Additionally beyond the netbook phenomenon - the mobile phone devices are getting more capabilities. The iPhone has around a 600 Mhz chip. I read that there is now a 1Ghz mobile chipset. We're getting real computing power on the telco edge. This has profound implications not only for phones but that means faster chips are going to be available for all sorts of purposes we haven't even imagined yet.
I won't address how much flexibility your IT organization should give in terms of devices but rather will give some thoughts on how to use identity management to adapt to this type of environment.
And this requires to change a fundamental assumption about computer access --
Assume people are mobile - both in terms of location & device.
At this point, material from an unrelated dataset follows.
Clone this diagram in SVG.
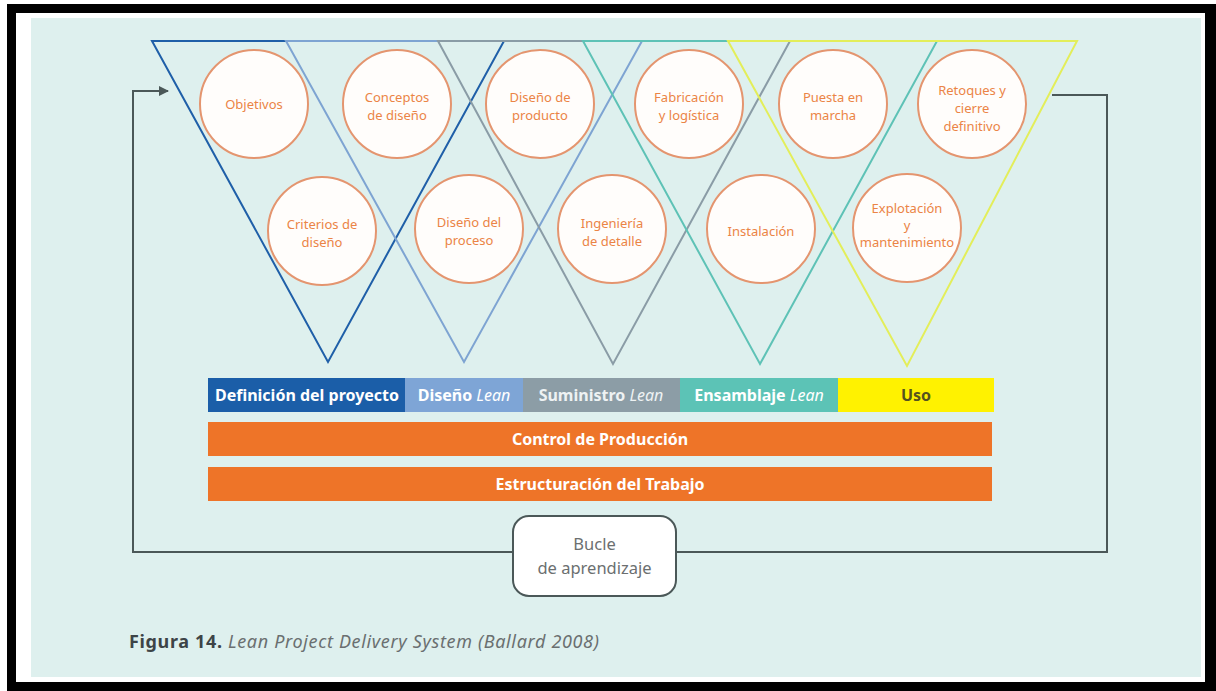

Thus you should begin adjusting requirements. For example - its time to break the addiction thinking that just to get access to IT resources they need to log into a Windows domain. Instead focus on network-based services such as file shares & network mail (whether Web and/or IMAP based).
Accept that federation (such as SAML) is not just SSO between your company and a remote service but really about SSO between domains that do not control the other. Sometimes that is going to be an external partner but it could also be another business unit.
And of course you should work to abstract your identity data from your applications by using identity virtualization.